Our ASR model (see Figure 2) is a combination of convolutional and recurrent layers inspired by the DeepSpeech (Hannun et al., 2014) architecture for speech recognition. Our model contains two convolutional layers for feature extraction from power FFT spectrograms, followed by five recurrent bi-directional GRU layers with the softmax layer on top, predicting the character distribution for each speech frame (ASR network in all our experiments, left branch of the network in the Figures 3b, 3c and 3d). The ASR network is trained on pairs of utterances and the corresponding transcribed texts (see 3.2.2 “Speech data“ section for details). Connectionist Temporal classification (CTC) loss (Graves et al., 2006) was used as a metric to measure how good the alignment produced by the network is compared to the ground truth transcription. Power spectrograms were extracted using a Hamming window of 20ms width and 10 ms stride, resulting in 161 features for each speech frame. We trained the ASR network with Stochastic Gradient Descent with a learning rate of 0.0003 divided by 1.1 after every epoch until the character error rate stopped improving on the validation set (resulting in 35 epochs overall). In all our experiments we keep the ASR network static by freezing its weights during training for SER.

3.1.2 Baseline

As a baseline (see Figure 3a), we used a two-layer bi-directional GRU neural network. Utterances were represented by averaging hidden vector representations obtained on the second GRU layer and fed to a softmax layer for emotion classification. Dropout with the probability of 0.25 was applied to the utterance representation during training to prevent overfitting. We evaluate this architecture as a baseline as it was proven to yield strong results on the acoustic emotion recognition task (Huang and Narayanan, 2016). As there are significantly less emotion-annotated samples available the SER-specific network is limited to two layers compared to the ASR network.

3.1.3 Fine-tuning model

We propose several variants of reusing speech representations: 1) By averaging hidden memory representations of the layer number of the ASR network (Fine-tuning MP- later in the text where MP stands for Mean Pooling), we train only the output softmax layer to predict an emotion class. (2) We feed hidden memory representations as input to a new GRU network (emotion-specific) initialized randomly and trained for emotion classification (Fine-tuning RNN-). The intuition is that bottom layers of the ASR network can be used as feature extractors and the top level GRU can combine them to predict the emotion class. Similar to the Fine-tuning MP- setup we average representations of the newly attached GRU layer and feed them to the classifier. In both experiments, dropout with the rate of 0.25 was applied to averaged representations. Figure 3b shows the Fine-tuning MP-1 model pooling ASR representation of the first ASR layer, and Figure 3c shows the Fine-tuning RNN-1 setup.
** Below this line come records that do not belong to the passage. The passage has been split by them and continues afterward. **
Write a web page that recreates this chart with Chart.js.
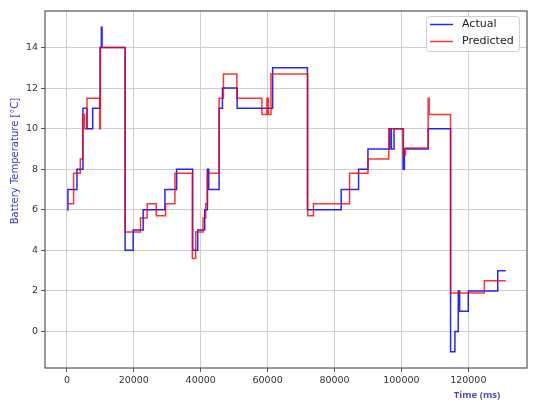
<!DOCTYPE html>
<html>
<head>
<meta charset="utf-8">
<script src="https://cdn.jsdelivr.net/npm/chart.js@4.4.0/dist/chart.umd.min.js"></script>
<style>
  body { margin: 0; background: #fff; }
  #grafico { display: block; }
</style>
</head>
<body>
<canvas id="grafico" width="540" height="406"></canvas>
<script>
// Actual battery temperature (time in ms -> value holds until next time)
const actualTime = [0, 300, 3000, 4800, 6000, 7700, 9900, 10300, 10500, 17400, 19800, 22800, 29300, 32800, 37600, 39100, 41200, 42000, 42400, 45500, 46500, 50900, 61500, 71900, 82000, 87200, 90000, 96500, 97000, 97800, 100500, 100900, 108000, 114700, 116000, 117000, 117400, 120000, 128800, 131200];
const actualTemp = [6, 7, 8, 11, 10, 11, 14, 15, 14, 4, 5, 6, 7, 8, 4, 5, 6, 8, 7, 11, 12, 11, 13, 6, 7, 8, 9, 10, 9, 10, 8, 9, 10, -1, 0, 2, 1, 2, 3, 3];

// Predicted battery temperature
const predTime = [0, 2000, 4000, 4700, 5300, 6000, 9800, 10000, 17400, 22000, 24000, 26700, 29500, 32300, 37500, 38500, 40700, 41500, 42000, 45500, 46800, 50800, 58300, 59800, 60200, 61000, 72000, 73700, 84500, 90000, 96200, 100600, 101200, 108000, 108300, 114700, 124800, 131200];
const predTemp = [6.3, 7.8, 8.5, 10.7, 10, 11.5, 10, 14, 4.9, 5.6, 6.3, 5.7, 6.3, 7.8, 3.6, 4.9, 5.6, 6.3, 7.8, 11.5, 12.7, 11.5, 10.7, 11.5, 10.7, 12.7, 5.7, 6.3, 7.8, 8.5, 10, 8.7, 9.05, 11.5, 10.7, 1.9, 2.5, 2.5];

const xTicks = [0, 20000, 40000, 60000, 80000, 100000, 120000];
const yTicks = [0, 2, 4, 6, 8, 10, 12, 14];
const legendLabels = ['Actual', 'Predicted'];

const corAzul = 'rgba(0, 0, 255, 0.85)';
const corVermelha = 'rgba(255, 0, 0, 0.8)';

function pontos(tempos, valores) {
  return tempos.map((t, i) => ({ x: t, y: valores[i] }));
}

// moldura, legenda e titulos desenhados a mao (estilo matplotlib)
const extras = {
  id: 'extras',
  afterDraw(chart) {
    const ctx = chart.ctx;
    const a = chart.chartArea;
    ctx.save();
    ctx.strokeStyle = '#555';
    ctx.lineWidth = 1.2;
    ctx.strokeRect(a.left, a.top, a.right - a.left, a.bottom - a.top);

    // legenda
    const lx = 426, ly = 16, lw = 93, lh = 35;
    ctx.fillStyle = 'rgba(255,255,255,0.85)';
    ctx.strokeStyle = '#d0d0d0';
    ctx.lineWidth = 1;
    ctx.beginPath();
    ctx.roundRect(lx + 0.5, ly + 0.5, lw, lh, 3);
    ctx.fill();
    ctx.stroke();
    const cores = [corAzul, corVermelha];
    ctx.font = '11px "DejaVu Sans"';
    ctx.textBaseline = 'middle';
    legendLabels.forEach((txt, i) => {
      const y = ly + 8.5 + i * 17;
      ctx.strokeStyle = cores[i];
      ctx.lineWidth = 1.5;
      ctx.beginPath();
      ctx.moveTo(430, y);
      ctx.lineTo(453, y);
      ctx.stroke();
      ctx.fillStyle = '#222';
      ctx.fillText(txt, 462, y);
    });

    // titulo eixo y
    ctx.fillStyle = '#3b3bd6';
    ctx.font = '10px "DejaVu Sans"';
    ctx.textAlign = 'center';
    ctx.textBaseline = 'middle';
    ctx.translate(15, 161);
    ctx.rotate(-Math.PI / 2);
    ctx.fillText('Battery Temperature [°C]', 0, 0);
    ctx.restore();

    // titulo eixo x
    ctx.save();
    ctx.fillStyle = '#4a4ac8';
    ctx.font = 'bold 9.5px "Open Sans"';
    ctx.textAlign = 'center';
    ctx.textBaseline = 'middle';
    ctx.fillText('Time (ms)', 477, 395);
    ctx.restore();
  }
};

const grafico = new Chart(document.getElementById('grafico').getContext('2d'), {
  type: 'line',
  data: {
    datasets: [
      {
        label: 'Actual',
        data: pontos(actualTime, actualTemp),
        borderColor: corAzul,
        borderWidth: 1.5,
        stepped: true,
        pointRadius: 0,
        fill: false,
        order: 2,
      },
      {
        label: 'Predicted',
        data: pontos(predTime, predTemp),
        borderColor: corVermelha,
        borderWidth: 1.5,
        stepped: true,
        pointRadius: 0,
        fill: false,
        order: 1,
      },
    ],
  },
  options: {
    responsive: false,
    animation: false,
    layout: { padding: { left: 0, right: 13, top: 11, bottom: 0 } },
    scales: {
      x: {
        type: 'linear',
        min: -6550,
        max: 137550,
        afterBuildTicks: (s) => { s.ticks = xTicks.map(v => ({ value: v })); },
        afterFit: (s) => { s.height = 38; },
        grid: { color: '#cfcfcf', lineWidth: 1, tickColor: '#555', tickLength: 4, drawOnChartArea: true },
        border: { display: false },
        ticks: {
          color: '#333',
          font: { family: 'DejaVu Sans', size: 9.5 },
          padding: 3,
          maxRotation: 0,
          autoSkip: false,
          callback: (v) => String(v),
        },
      },
      y: {
        min: -1.8,
        max: 15.8,
        afterBuildTicks: (s) => { s.ticks = yTicks.map(v => ({ value: v })); },
        afterFit: (s) => { s.width = 45; },
        grid: { color: '#cfcfcf', lineWidth: 1, tickColor: '#555', tickLength: 4 },
        border: { display: false },
        ticks: {
          color: '#333',
          font: { family: 'DejaVu Sans', size: 9.5 },
          padding: 3,
          autoSkip: false,
          callback: (v) => String(v),
        },
      },
    },
    plugins: {
      legend: { display: false },
      tooltip: { enabled: false },
    },
  },
  plugins: [extras],
});
</script>
</body>
</html>
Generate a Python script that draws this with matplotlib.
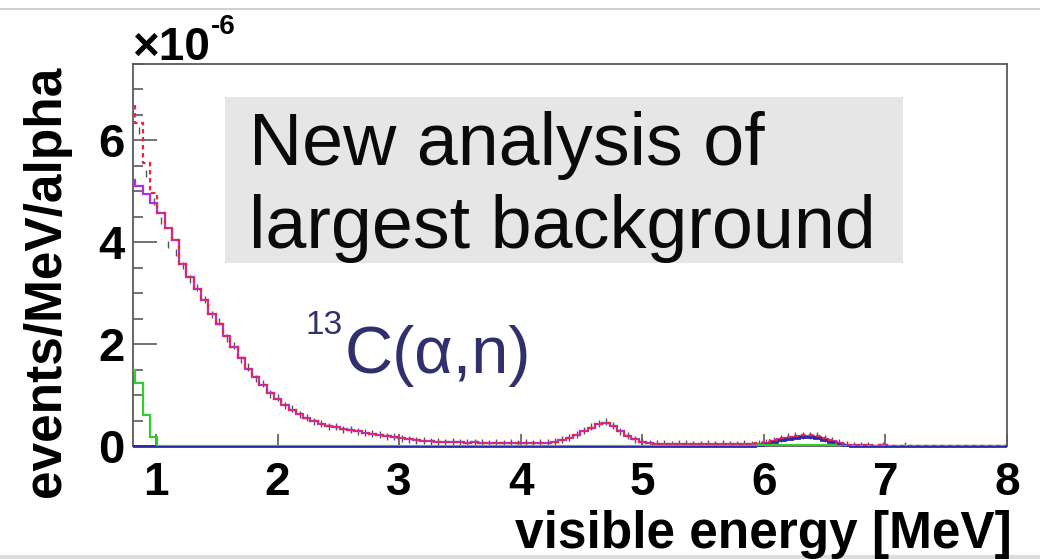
import numpy as np
import matplotlib
matplotlib.use("Agg")
import matplotlib.pyplot as plt
from matplotlib.patches import Rectangle
from matplotlib.ticker import MultipleLocator

plt.rcParams["font.family"] = ["Liberation Sans", "DejaVu Sans"]

# Energy binning (MeV)
bin_start = 0.77
bin_width = 0.06
n_bins = 121

# 13C(alpha,n) component, events/MeV/alpha in units of 1e-6
c13_an = [
    5.22, 5.10, 4.95, 4.78, 4.58, 4.28, 4.05, 3.58, 3.32, 3.08,
    2.86, 2.60, 2.40, 2.15, 1.95, 1.72, 1.52, 1.35, 1.20, 1.04,
    0.93, 0.80, 0.71, 0.62, 0.54, 0.49, 0.44, 0.40, 0.37, 0.34,
    0.31, 0.29, 0.26, 0.24, 0.22, 0.19, 0.17, 0.15, 0.13, 0.11,
    0.10, 0.09, 0.08, 0.07, 0.07, 0.07, 0.06, 0.07, 0.06, 0.06,
    0.06, 0.05, 0.06, 0.05, 0.05, 0.05, 0.06, 0.06, 0.08, 0.11,
    0.15, 0.21, 0.29, 0.36, 0.43, 0.46, 0.40, 0.30, 0.20, 0.13,
    0.08, 0.05, 0.04, 0.04, 0.03, 0.04, 0.03, 0.03, 0.04, 0.03,
    0.03, 0.03, 0.04, 0.03, 0.03, 0.03, 0.04, 0.06, 0.09, 0.13,
    0.16, 0.18, 0.19, 0.19, 0.18, 0.14, 0.09, 0.05, 0.02, 0.01,
    0.01, 0.01, 0.00, 0.01, 0.00, 0.00, 0.00, 0.00, 0.00, 0.00,
    0.00, 0.00, 0.00, 0.00, 0.00, 0.00, 0.00, 0.00, 0.00, 0.00,
    0.00,
]

# 16O excited-state part of the 13C(alpha,n) spectrum
o16_peak = [
    0.00, 0.00, 0.00, 0.00, 0.00, 0.00, 0.00, 0.00, 0.00, 0.00,
    0.00, 0.00, 0.00, 0.00, 0.00, 0.00, 0.00, 0.00, 0.00, 0.00,
    0.00, 0.00, 0.00, 0.00, 0.00, 0.00, 0.00, 0.00, 0.00, 0.00,
    0.00, 0.00, 0.00, 0.00, 0.00, 0.00, 0.00, 0.00, 0.00, 0.00,
    0.00, 0.00, 0.00, 0.00, 0.00, 0.00, 0.00, 0.00, 0.00, 0.00,
    0.00, 0.00, 0.00, 0.00, 0.00, 0.00, 0.00, 0.00, 0.00, 0.00,
    0.00, 0.00, 0.00, 0.00, 0.00, 0.00, 0.00, 0.00, 0.00, 0.00,
    0.00, 0.00, 0.00, 0.00, 0.00, 0.00, 0.00, 0.00, 0.00, 0.00,
    0.00, 0.00, 0.00, 0.00, 0.00, 0.00, 0.01, 0.04, 0.07, 0.11,
    0.14, 0.16, 0.17, 0.17, 0.16, 0.12, 0.07, 0.03, 0.01, 0.00,
    0.00, 0.00, 0.00, 0.00, 0.00, 0.00, 0.00, 0.00, 0.00, 0.00,
    0.00, 0.00, 0.00, 0.00, 0.00, 0.00, 0.00, 0.00, 0.00, 0.00,
    0.00,
]

# Other alpha-induced background
other_bkg = [
    1.50, 1.24, 0.60, 0.18, 0.00, 0.00, 0.00, 0.00, 0.00, 0.00,
    0.00, 0.00, 0.00, 0.00, 0.00, 0.00, 0.00, 0.00, 0.00, 0.00,
    0.00, 0.00, 0.00, 0.00, 0.00, 0.00, 0.00, 0.00, 0.00, 0.00,
    0.00, 0.00, 0.00, 0.00, 0.00, 0.00, 0.00, 0.00, 0.00, 0.00,
    0.00, 0.00, 0.00, 0.00, 0.00, 0.00, 0.00, 0.00, 0.00, 0.00,
    0.00, 0.00, 0.00, 0.00, 0.00, 0.00, 0.00, 0.00, 0.00, 0.00,
    0.00, 0.00, 0.00, 0.00, 0.00, 0.00, 0.00, 0.00, 0.00, 0.00,
    0.00, 0.00, 0.00, 0.00, 0.00, 0.00, 0.00, 0.00, 0.00, 0.00,
    0.00, 0.00, 0.00, 0.00, 0.00, 0.00, 0.01, 0.02, 0.02, 0.02,
    0.02, 0.02, 0.02, 0.02, 0.02, 0.02, 0.02, 0.00, 0.00, 0.00,
    0.00, 0.00, 0.00, 0.00, 0.00, 0.00, 0.00, 0.00, 0.00, 0.00,
    0.00, 0.00, 0.00, 0.00, 0.00, 0.00, 0.00, 0.00, 0.00, 0.00,
    0.00,
]

# Measured spectrum
measured = [
    6.62, 6.20, 5.35, 4.80, 4.42, 3.95, 3.80, 3.55, 3.28, 3.12,
    2.88, 2.58, 2.44, 2.12, 1.98, 1.70, 1.55, 1.33, 1.22, 1.02,
    0.95, 0.79, 0.73, 0.61, 0.56, 0.48, 0.45, 0.39, 0.38, 0.33,
    0.32, 0.28, 0.27, 0.24, 0.23, 0.19, 0.18, 0.14, 0.13, 0.11,
    0.10, 0.09, 0.08, 0.07, 0.08, 0.06, 0.07, 0.07, 0.06, 0.05,
    0.07, 0.05, 0.06, 0.05, 0.06, 0.05, 0.06, 0.07, 0.08, 0.12,
    0.16, 0.22, 0.30, 0.38, 0.45, 0.48, 0.41, 0.29, 0.21, 0.12,
    0.08, 0.05, 0.04, 0.04, 0.03, 0.04, 0.04, 0.03, 0.03, 0.04,
    0.03, 0.04, 0.03, 0.03, 0.04, 0.03, 0.04, 0.07, 0.10, 0.15,
    0.18, 0.20, 0.21, 0.20, 0.20, 0.15, 0.10, 0.06, 0.03, 0.01,
    0.01, 0.01, 0.00, 0.01, 0.00, 0.00, 0.01, 0.00, 0.00, 0.00,
    0.00, 0.00, 0.00, 0.00, 0.00, 0.00, 0.00, 0.00, 0.00, 0.00,
    0.00,
]
measured_err = 0.07

x_ticks = [1, 2, 3, 4, 5, 6, 7, 8]
y_ticks = [0, 2, 4, 6]
x_label = "visible energy [MeV]"
y_label = "events/MeV/alpha"
box_lines = ["New analysis of", "largest background"]

W, H = 1040, 559
DPI = 100
edges = bin_start + bin_width * np.arange(n_bins + 1)
centers = 0.5 * (edges[:-1] + edges[1:])
c13 = np.array(c13_an)
o16 = np.array(o16_peak)
other = np.array(other_bkg)
total = c13 + other
meas = np.array(measured)
has_counts = meas > 0


def fx(px):
    return px / W


def fy(py):
    return 1 - py / H


fig = plt.figure(figsize=(W / DPI, H / DPI), dpi=DPI)
fig.patch.set_facecolor("white")
ax = fig.add_axes([fx(133), fy(446), fx(1007) - fx(133), fy(64) - fy(446)])

frame_col = "#5a5a5a"
ax.errorbar(centers[has_counts], meas[has_counts], yerr=measured_err,
            fmt="none", ecolor="#555555", elinewidth=1.0, zorder=2)
ax.stairs(c13, edges, baseline=None, color="#b22ee0", lw=1.6, zorder=3)
blue = ax.stairs(o16, edges, baseline=None, color="#2a2aa8", lw=2.0, zorder=4)
# let the zero level show fully on the bottom frame, clipped left/right
clip_rect = Rectangle((0, -0.02), 1, 1.04, transform=ax.transAxes,
                      facecolor="none", edgecolor="none")
blue.set_clip_path(clip_rect)
ax.stairs(other, edges, baseline=None, color="#33cc33", lw=1.6, zorder=4)
ax.stairs(total, edges, baseline=None, color="#e8283c", lw=1.6,
          linestyle=(0, (2.0, 1.6)), zorder=5)

ax.set_xlim(0.81, 8.0)
ax.set_ylim(0, 7.5)
ax.set_xticks(x_ticks)
ax.set_yticks(y_ticks)
ax.yaxis.set_minor_locator(MultipleLocator(0.5))

for s in ax.spines.values():
    s.set_color(frame_col)
    s.set_linewidth(1.3)

ax.tick_params(axis="x", which="major", direction="in", length=9, width=1.2,
               color=frame_col, pad=11, labelsize=33)
ax.tick_params(axis="y", which="major", direction="in", length=17, width=1.2,
               color=frame_col, pad=6, labelsize=34)
ax.tick_params(axis="y", which="minor", direction="in", length=7.5, width=1.2,
               color=frame_col)
for lab in ax.get_xticklabels() + ax.get_yticklabels():
    lab.set_fontweight("bold")

# exponent label of the y axis
base = fig.text(fx(132), fy(60), "\u00d710", ha="left", va="baseline",
                fontsize=33, fontweight="bold")
renderer = fig.canvas.get_renderer()
bb = base.get_window_extent(renderer)
fig.text(bb.x1 / W + 0.001, fy(34), "-6", ha="left", va="baseline",
         fontsize=20, fontweight="bold")

fig.text(fx(47), fy(281), y_label, rotation=90, ha="center", va="center",
         fontsize=37, fontweight="bold")
fig.text(fx(1012), fy(548), x_label, ha="right", va="baseline",
         fontsize=37, fontweight="bold")

# annotation box
fig.patches.append(Rectangle((fx(225), fy(263)), fx(903) - fx(225),
                             fy(97) - fy(263), transform=fig.transFigure,
                             facecolor="#e6e6e6", edgecolor="none", zorder=1))
fig.text(fx(249), fy(165), box_lines[0], ha="left", va="baseline",
         fontsize=53, color="#0a0a0a", zorder=2)
fig.text(fx(249), fy(248), box_lines[1], ha="left", va="baseline",
         fontsize=53, color="#0a0a0a", zorder=2)

label_col = "#30306e"
fig.text(fx(305), fy(334), "13", ha="left", va="baseline",
         fontsize=24, color=label_col)
fig.text(fx(345), fy(373), "C(\u03b1,n)", ha="left", va="baseline",
         fontsize=48, color=label_col)

# slide rules at top and bottom
fig.add_artist(plt.Line2D([0, 1], [fy(9), fy(9)], transform=fig.transFigure,
                          color="#c8c8c8", lw=1.2))
fig.patches.append(Rectangle((0, 0), 1, fy(555), transform=fig.transFigure,
                             facecolor="#dcdcdc", edgecolor="none"))

fig.savefig("out.png", dpi=DPI)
Figure 3: (a) Baseline speech emotion recognition (SER) model, containing two bi-directional GRU layers (b) A variant of the fine-tuning network (”Fine-tuning MP-1”) which uses the temporal pooled representations of the first recurrent layer of the ASR network. (c) A variant of the fine-tuning network (”Fine-tuning RNN-1”) which uses hidden memory representations of the first recurrent layer of the ASR network as input to a new emotion-specific GRU layer. (d) The progressive network combines representations from the emotion recognition path with the temporal pooled first layer representations of the ASR network (here ”Progressive net 1”). A concatenated vector is fed into the softmax layer for the final emotion classification. The ASR branch of the network remains static and is not tuned during backpropagation in (b), (c) and (d).

3.1.4 Progressive neural network

The progressive network combines fine-tuning with end-to-end training. The scheme of the model is presented in Figure 3d. It contains two branches: first, a speech recognition branch (left in Figure 3d and identical to Figure 2) which is static and not updated, and second, an emotion recognition branch (right), with the same architecture as the baseline model which we initialized randomly and trained from scratch. We feed the same features to the emotion recognition branch as to the baseline model for a fair comparison. Theoretically, a network of such type can learn task specific features while incorporating knowledge already utilized in the ASR network if it contributes positively to the prediction.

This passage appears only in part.